Optimizing Bipolar Constellations for High-Rate Transmission in Short-Reach Fiber Links with Direct Detection
Thomas Wiegart, Daniel Plabst, Norbert Hanik, Gerhard Kramer
TL;DR
This work targets high-rate short-reach fiber links with direct-detection by optimizing bipolar modulation through a modulator bias offset and pairing it with a neural-network equalizer that employs successive interference cancellation (SIC). The NN-based receiver leverages channel memory to approach joint digital detection performance while maintaining manageable complexity, and it demonstrates substantial gains over conventional direct-detection receivers. Key findings show net bit rates exceeding 400 Gbit/s on a 10 km O-Band link (ROP around -15 dBm) and SIC delivering enhancements of over 100 Gbit/s compared to standard SDD, with an optimal offset around c ≈ 0.6 for mid-to-high symbol rates.
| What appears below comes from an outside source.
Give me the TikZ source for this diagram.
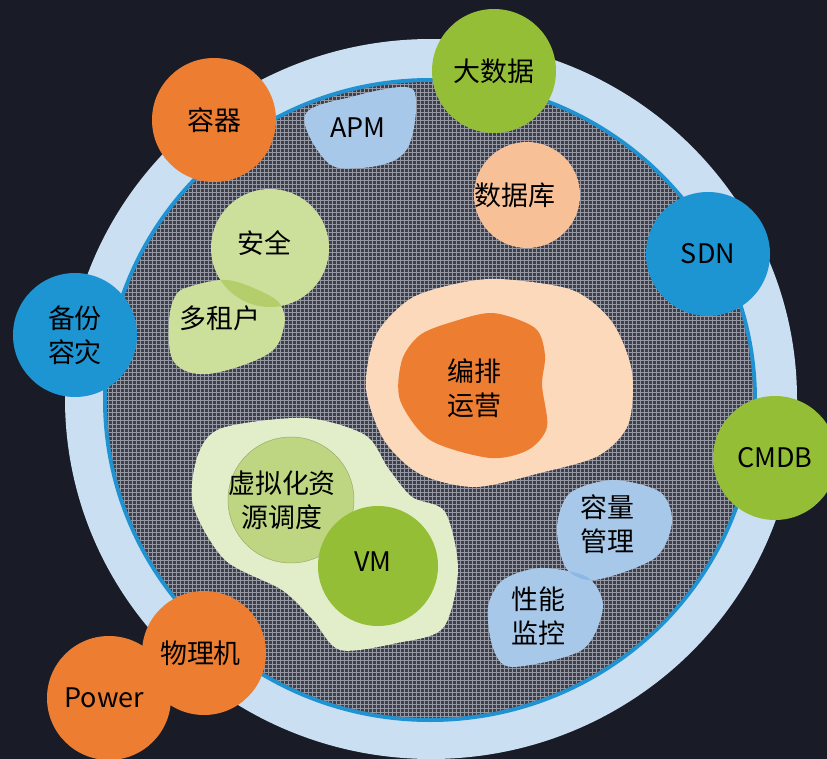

The results suggest a practical pathway to ultra-high-rate short-reach links using bipolar signaling and NN-SIC processing, with experimental validation identified as future work.
Abstract
Bipolar modulation increases the achievable information rate of communication links with direct-detection receivers. This paper optimizes bipolar transmission with a modulator bias offset for short-reach fiber links. A neural network equalizer with successive interference cancellation is shown to gain over 100 Gbit/s compared to standard receivers.